⟨
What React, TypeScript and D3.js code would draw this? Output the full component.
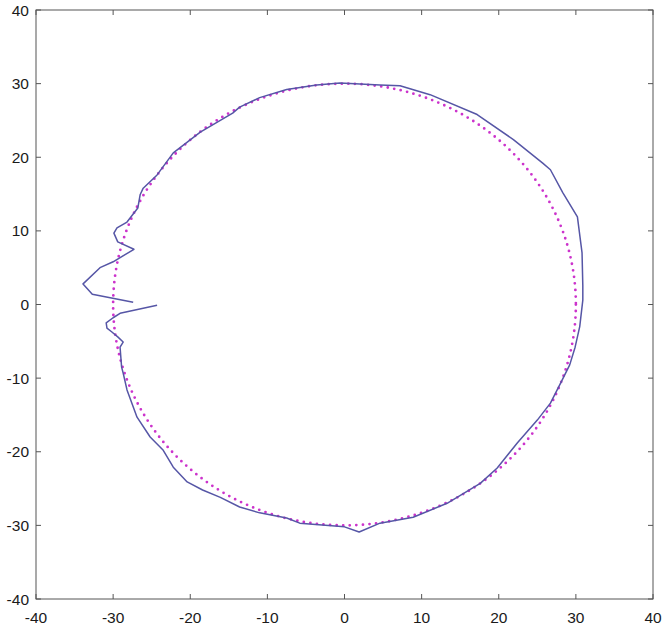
import React from "react";
import * as d3 from "d3";

// measured contour (x, y), traced from the inner end of the upper spur round to the lower spur
const contourX = [
  -27.4, -32.7, -33.9, -31.7, -30, -27.3, -29.4, -29.9, -29.5, -28.2, -26.8, -26.5, -26.1,
  -24.3, -22.2, -18.7, -14.5, -13.6, -11, -7.5, -3.6, -0.6, 4.6, 7.2, 11.1, 17.2, 21.9, 25.7,
  26.7, 28.3, 30.2, 30.8, 30.9, 30.9, 30.5, 29.9, 29.2, 28.2, 26.7, 25, 22.4, 19.8, 17.6, 13.3,
  8.9, 4.6, 1.9, 0, -5.8, -7.5, -11, -13.6, -16.1, -18.4, -20.4, -22.2, -23.5, -25.2, -26.9,
  -28.2, -28.7, -28.9, -29.1, -28.7, -29.4, -30.2, -30.8, -30.9, -30, -29.1, -24.3,
];
const contourY = [
  0.3, 1.4, 2.8, 5, 5.8, 7.5, 8.5, 9.7, 10.4, 11.2, 13.1, 14.9, 15.8,
  17.6, 20.6, 23.4, 26, 26.8, 28.1, 29.2, 29.8, 30.1, 29.8, 29.7, 28.5, 25.8, 22.4, 19.2,
  18.3, 15.2, 11.9, 7, 2.6, 0.6, -3, -5.8, -8.2, -10.3, -13.4, -15.7, -18.8, -22.2, -24.3, -27,
  -28.9, -29.7, -30.9, -30.2, -29.7, -29, -28.3, -27.5, -26.2, -25.2, -24.1, -22.1, -19.8, -18, -15.3,
  -11.6, -9.3, -8.5, -5.8, -5.1, -4.4, -3.7, -3.2, -2.5, -1.8, -1.2, -0.1,
];
const refRadius = 30;
const ticks = [-40, -30, -20, -10, 0, 10, 20, 30, 40];

const W = 667;
const H = 629;
const L = 36, R = 653, T = 10, B = 599;

export default function App() {
  const x = d3.scaleLinear().domain([-40, 40]).range([L, R]);
  const y = d3.scaleLinear().domain([-40, 40]).range([B, T]);
  const pts: [number, number][] = contourX.map((v, i) => [v, contourY[i]]);
  const line = d3
    .line<[number, number]>()
    .x((d) => x(d[0]))
    .y((d) => y(d[1]))
    .curve(d3.curveLinear);
  const font = "'Liberation Sans', Arial, sans-serif";
  const axisColor = "#555";
  return (
    <svg
      width={W}
      height={H}
      style={{ position: "absolute", left: 0, top: 0, background: "#fff" }}
    >
      <ellipse
        cx={x(0)}
        cy={y(0)}
        rx={x(refRadius) - x(0)}
        ry={y(0) - y(refRadius)}
        fill="none"
        stroke="#cc33cc"
        strokeWidth={2.8}
        strokeDasharray="0 6.6"
        strokeLinecap="round"
      />
      <path d={line(pts) || ""} fill="none" stroke="#5656a6" strokeWidth={1.5} strokeLinejoin="round" />
      <rect x={L} y={T} width={R - L} height={B - T} fill="none" stroke={axisColor} strokeWidth={1} />
      {ticks.map((t) => (
        <g key={"x" + t}>
          <line x1={x(t)} x2={x(t)} y1={B} y2={B - 5} stroke={axisColor} />
          <line x1={x(t)} x2={x(t)} y1={T} y2={T + 5} stroke={axisColor} />
          <text
            x={x(t)}
            y={B + 24}
            textAnchor="middle"
            fontFamily={font}
            fontSize={15.5}
            fill="#1a1a1a"
          >
            {t}
          </text>
        </g>
      ))}
      {ticks.map((t) => (
        <g key={"y" + t}>
          <line x1={L} x2={L + 5} y1={y(t)} y2={y(t)} stroke={axisColor} />
          <line x1={R} x2={R - 5} y1={y(t)} y2={y(t)} stroke={axisColor} />
          <text
            x={L - 7}
            y={y(t) + 5.5}
            textAnchor="end"
            fontFamily={font}
            fontSize={15.5}
            fill="#1a1a1a"
          >
            {t}
          </text>
        </g>
      ))}
    </svg>
  );
}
⟩
▶ SHORT EXERCISE
Except for the pictures, copy the material above exactly.

▶ FULL SOLUTION
What React, TypeScript and D3.js code would draw this? Output the full component.
import React from "react";
import * as d3 from "d3";

// measured contour (x, y), traced from the inner end of the upper spur round to the lower spur
const contourX = [
  -27.4, -32.7, -33.9, -31.7, -30, -27.3, -29.4, -29.9, -29.5, -28.2, -26.8, -26.5, -26.1,
  -24.3, -22.2, -18.7, -14.5, -13.6, -11, -7.5, -3.6, -0.6, 4.6, 7.2, 11.1, 17.2, 21.9, 25.7,
  26.7, 28.3, 30.2, 30.8, 30.9, 30.9, 30.5, 29.9, 29.2, 28.2, 26.7, 25, 22.4, 19.8, 17.6, 13.3,
  8.9, 4.6, 1.9, 0, -5.8, -7.5, -11, -13.6, -16.1, -18.4, -20.4, -22.2, -23.5, -25.2, -26.9,
  -28.2, -28.7, -28.9, -29.1, -28.7, -29.4, -30.2, -30.8, -30.9, -30, -29.1, -24.3,
];
const contourY = [
  0.3, 1.4, 2.8, 5, 5.8, 7.5, 8.5, 9.7, 10.4, 11.2, 13.1, 14.9, 15.8,
  17.6, 20.6, 23.4, 26, 26.8, 28.1, 29.2, 29.8, 30.1, 29.8, 29.7, 28.5, 25.8, 22.4, 19.2,
  18.3, 15.2, 11.9, 7, 2.6, 0.6, -3, -5.8, -8.2, -10.3, -13.4, -15.7, -18.8, -22.2, -24.3, -27,
  -28.9, -29.7, -30.9, -30.2, -29.7, -29, -28.3, -27.5, -26.2, -25.2, -24.1, -22.1, -19.8, -18, -15.3,
  -11.6, -9.3, -8.5, -5.8, -5.1, -4.4, -3.7, -3.2, -2.5, -1.8, -1.2, -0.1,
];
const refRadius = 30;
const ticks = [-40, -30, -20, -10, 0, 10, 20, 30, 40];

const W = 667;
const H = 629;
const L = 36, R = 653, T = 10, B = 599;

export default function App() {
  const x = d3.scaleLinear().domain([-40, 40]).range([L, R]);
  const y = d3.scaleLinear().domain([-40, 40]).range([B, T]);
  const pts: [number, number][] = contourX.map((v, i) => [v, contourY[i]]);
  const line = d3
    .line<[number, number]>()
    .x((d) => x(d[0]))
    .y((d) => y(d[1]))
    .curve(d3.curveLinear);
  const font = "'Liberation Sans', Arial, sans-serif";
  const axisColor = "#555";
  return (
    <svg
      width={W}
      height={H}
      style={{ position: "absolute", left: 0, top: 0, background: "#fff" }}
    >
      <ellipse
        cx={x(0)}
        cy={y(0)}
        rx={x(refRadius) - x(0)}
        ry={y(0) - y(refRadius)}
        fill="none"
        stroke="#cc33cc"
        strokeWidth={2.8}
        strokeDasharray="0 6.6"
        strokeLinecap="round"
      />
      <path d={line(pts) || ""} fill="none" stroke="#5656a6" strokeWidth={1.5} strokeLinejoin="round" />
      <rect x={L} y={T} width={R - L} height={B - T} fill="none" stroke={axisColor} strokeWidth={1} />
      {ticks.map((t) => (
        <g key={"x" + t}>
          <line x1={x(t)} x2={x(t)} y1={B} y2={B - 5} stroke={axisColor} />
          <line x1={x(t)} x2={x(t)} y1={T} y2={T + 5} stroke={axisColor} />
          <text
            x={x(t)}
            y={B + 24}
            textAnchor="middle"
            fontFamily={font}
            fontSize={15.5}
            fill="#1a1a1a"
          >
            {t}
          </text>
        </g>
      ))}
      {ticks.map((t) => (
        <g key={"y" + t}>
          <line x1={L} x2={L + 5} y1={y(t)} y2={y(t)} stroke={axisColor} />
          <line x1={R} x2={R - 5} y1={y(t)} y2={y(t)} stroke={axisColor} />
          <text
            x={L - 7}
            y={y(t) + 5.5}
            textAnchor="end"
            fontFamily={font}
            fontSize={15.5}
            fill="#1a1a1a"
          >
            {t}
          </text>
        </g>
      ))}
    </svg>
  );
}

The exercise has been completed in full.